Sheltering – Relaunch after covid
Nooo! Don’t relaunch. I wish I could be anticipating steps to return to “normal” and I hope that I’m wrong to think it’s too early. Totally and completely wrong. I am afraid that the Province is loosening restrictions too soon. Businesses are suffering, people are out of work, and the “lockdown” can’t go on forever. I know and I sympathize.
I am not an epidemiologist or a doctor but I do hear the numbers of new cases and deaths each day. They aren’t going down, yet. More testing has been done but long term care facilities are still hot spots. The meat packing plants account for over 1,000 cases and hospitals are reporting outbreaks. This doesn’t sound like the time to re-open anything.
The announcement that dentists and other medical professionals could open Monday shocked them. There was no warning, so there is no PPE and no guidelines, yet. People will be wanting appointments and as long as it’s safe…some elective surgeries can now be done.
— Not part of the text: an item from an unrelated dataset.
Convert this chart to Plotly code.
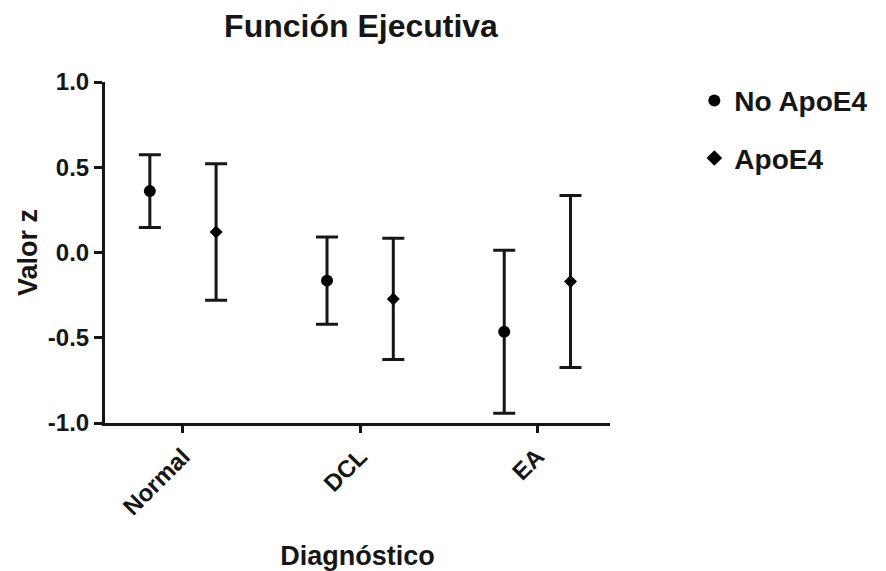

These seem like the more reasonable things if covid policies make them safe. What doesn’t seem reasonable is opening golf courses. There’ll be so much temptation to just hang with your golfing buddies. Allowing ATVs into natural areas again is asking for more fires. I worry that the re-launch isn’t well planned AND I did go to the Alberta Goverment Website and read it all. So noooo…don’t start a relaunch. There are a lot of immuno-compromised people. There are many people with, as Dr. Hinshaw phrases it- co-morbid conditions. Over 65s are more likely to see a fatal outcome but the average age of those infected is 41.5. There is no invincible age.
If you want to read for yourself, here’s the link:
People have compared the covid pandemic to a war. We have been locked down, self-isolating and avoiding public gathering for five weeks. World War Two lasted 6 years. Surely we could have “flattened the curve” just a little longer so we don’t have to lockdown a second time. The relaunch is underway already so DO follow all of the safety suggestion.
Apologies– when I started writing about covid 19, my plan was to summarize the little sacrifices and coping mechanisms, me, my family and my friends were making. Yes, today, I veered off course.